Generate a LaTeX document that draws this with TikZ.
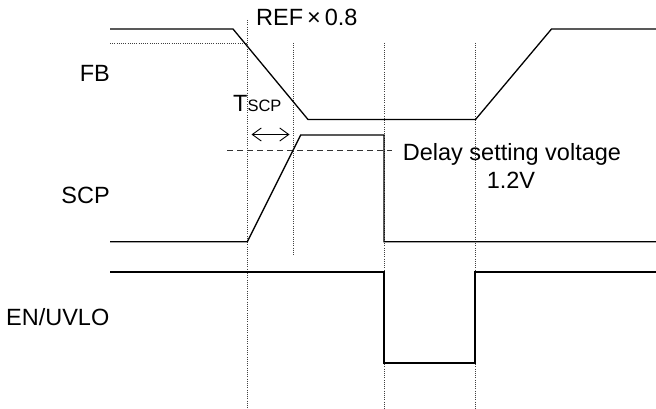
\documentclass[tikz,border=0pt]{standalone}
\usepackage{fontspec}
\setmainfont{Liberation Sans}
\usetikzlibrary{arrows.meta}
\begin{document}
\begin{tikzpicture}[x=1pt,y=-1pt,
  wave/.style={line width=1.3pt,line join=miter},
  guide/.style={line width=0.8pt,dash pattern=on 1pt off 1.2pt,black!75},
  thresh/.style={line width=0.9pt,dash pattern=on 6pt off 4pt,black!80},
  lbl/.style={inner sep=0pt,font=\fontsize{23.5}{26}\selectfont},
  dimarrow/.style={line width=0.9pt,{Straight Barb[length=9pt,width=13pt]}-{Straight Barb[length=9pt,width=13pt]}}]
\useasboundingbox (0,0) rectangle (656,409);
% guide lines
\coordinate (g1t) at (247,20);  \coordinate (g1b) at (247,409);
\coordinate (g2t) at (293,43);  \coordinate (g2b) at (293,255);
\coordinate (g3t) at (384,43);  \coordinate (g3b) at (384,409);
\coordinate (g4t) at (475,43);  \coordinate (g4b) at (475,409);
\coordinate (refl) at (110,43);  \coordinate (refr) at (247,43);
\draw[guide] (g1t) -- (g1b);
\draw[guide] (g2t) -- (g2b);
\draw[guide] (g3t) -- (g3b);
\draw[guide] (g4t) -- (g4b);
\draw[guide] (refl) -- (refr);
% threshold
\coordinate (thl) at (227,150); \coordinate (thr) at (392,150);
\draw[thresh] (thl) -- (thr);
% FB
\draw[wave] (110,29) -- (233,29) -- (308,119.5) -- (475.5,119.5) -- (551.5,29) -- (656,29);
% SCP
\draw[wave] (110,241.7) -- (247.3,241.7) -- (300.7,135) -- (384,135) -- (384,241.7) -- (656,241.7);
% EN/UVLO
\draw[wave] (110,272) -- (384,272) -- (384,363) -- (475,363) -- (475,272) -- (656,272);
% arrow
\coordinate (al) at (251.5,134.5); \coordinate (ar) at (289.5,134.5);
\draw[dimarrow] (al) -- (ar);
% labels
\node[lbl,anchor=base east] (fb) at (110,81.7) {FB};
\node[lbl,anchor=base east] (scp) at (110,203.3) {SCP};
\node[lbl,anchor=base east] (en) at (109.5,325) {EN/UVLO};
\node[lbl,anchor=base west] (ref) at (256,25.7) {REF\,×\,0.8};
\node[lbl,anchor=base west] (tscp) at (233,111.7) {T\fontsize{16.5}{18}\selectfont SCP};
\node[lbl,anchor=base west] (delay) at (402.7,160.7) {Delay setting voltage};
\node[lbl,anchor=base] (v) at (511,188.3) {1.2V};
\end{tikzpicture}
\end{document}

=======

§ **OBJECTIVE**:
Write out the whole listing again, exactly, with no pictures.

§ **FINAL RESULT**:
Generate a LaTeX document that draws this with TikZ.
\documentclass[tikz,border=0pt]{standalone}
\usepackage{fontspec}
\setmainfont{Liberation Sans}
\usetikzlibrary{arrows.meta}
\begin{document}
\begin{tikzpicture}[x=1pt,y=-1pt,
  wave/.style={line width=1.3pt,line join=miter},
  guide/.style={line width=0.8pt,dash pattern=on 1pt off 1.2pt,black!75},
  thresh/.style={line width=0.9pt,dash pattern=on 6pt off 4pt,black!80},
  lbl/.style={inner sep=0pt,font=\fontsize{23.5}{26}\selectfont},
  dimarrow/.style={line width=0.9pt,{Straight Barb[length=9pt,width=13pt]}-{Straight Barb[length=9pt,width=13pt]}}]
\useasboundingbox (0,0) rectangle (656,409);
% guide lines
\coordinate (g1t) at (247,20);  \coordinate (g1b) at (247,409);
\coordinate (g2t) at (293,43);  \coordinate (g2b) at (293,255);
\coordinate (g3t) at (384,43);  \coordinate (g3b) at (384,409);
\coordinate (g4t) at (475,43);  \coordinate (g4b) at (475,409);
\coordinate (refl) at (110,43);  \coordinate (refr) at (247,43);
\draw[guide] (g1t) -- (g1b);
\draw[guide] (g2t) -- (g2b);
\draw[guide] (g3t) -- (g3b);
\draw[guide] (g4t) -- (g4b);
\draw[guide] (refl) -- (refr);
% threshold
\coordinate (thl) at (227,150); \coordinate (thr) at (392,150);
\draw[thresh] (thl) -- (thr);
% FB
\draw[wave] (110,29) -- (233,29) -- (308,119.5) -- (475.5,119.5) -- (551.5,29) -- (656,29);
% SCP
\draw[wave] (110,241.7) -- (247.3,241.7) -- (300.7,135) -- (384,135) -- (384,241.7) -- (656,241.7);
% EN/UVLO
\draw[wave] (110,272) -- (384,272) -- (384,363) -- (475,363) -- (475,272) -- (656,272);
% arrow
\coordinate (al) at (251.5,134.5); \coordinate (ar) at (289.5,134.5);
\draw[dimarrow] (al) -- (ar);
% labels
\node[lbl,anchor=base east] (fb) at (110,81.7) {FB};
\node[lbl,anchor=base east] (scp) at (110,203.3) {SCP};
\node[lbl,anchor=base east] (en) at (109.5,325) {EN/UVLO};
\node[lbl,anchor=base west] (ref) at (256,25.7) {REF\,×\,0.8};
\node[lbl,anchor=base west] (tscp) at (233,111.7) {T\fontsize{16.5}{18}\selectfont SCP};
\node[lbl,anchor=base west] (delay) at (402.7,160.7) {Delay setting voltage};
\node[lbl,anchor=base] (v) at (511,188.3) {1.2V};
\end{tikzpicture}
\end{document}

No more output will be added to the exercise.